WASHINGTON -- Community banks are fighting a proposed requirement that they calculate interest rate risk.

The intent is to ensure that banks maintain adequate capital to manage the risk. But bankers say it is regulatory meddling and argue against a one-size-fits-all method of calculating rate risk.

Here is a sampling from their letters to regulators:

You are supposed to be regulatory agencies, and the last few years you have been trying to tell bankers how to make their loans, invest their funds, price their deposits. Following your dictates would have cost this bank 75% of its capital.

Paul D. Berkley

President

State Bank of Downs

Morgan-Downs, Kan.

My comment regarding . . . risk-based capital is that you are just hastening the demise of the small banks.

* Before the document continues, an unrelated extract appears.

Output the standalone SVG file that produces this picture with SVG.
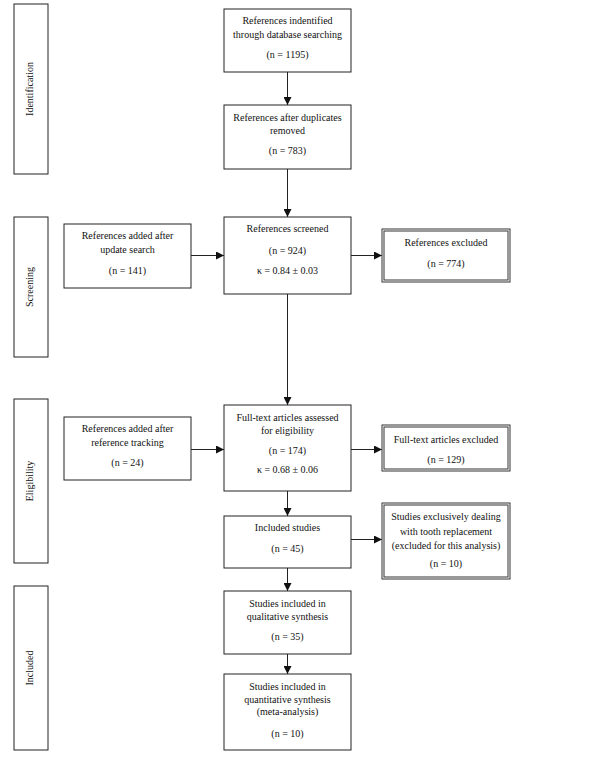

This bank operated in the past - even during the early '80s, when rates were 16% or 18% - and still made 1% on assets, without all the drafts proposed in the regulations.

Rolland W. Friedley

Chairman

Farmers State Bank

New Washington, Ohio

Your regulation has not provided us with an opportunity to take into account the fact that we have long-term, fixed-rate liabilities matched to long-term, fixed-rate assets.

Something should be included . . . to exempt banks like us.

Barry Armstrong

President

Peoples Bank

Mount Washington, Ky.

We agree with the concept that banks must measure interest rate risk and its impact on capital. However, our concern is how banks under $50 million will measure this risk?

How can a system be developed that is simple to use and can provide the information needed without devoting major resources to the task?

Gary F. Blackburn

President, chief executive

Farmers State Bank

Lumpkin, Ga.

No. No. No. Please don't enforce any more regulations modeling my bank after someone else's.

Patrick A. Wick

President

Bank of Turtle Lake, Wis.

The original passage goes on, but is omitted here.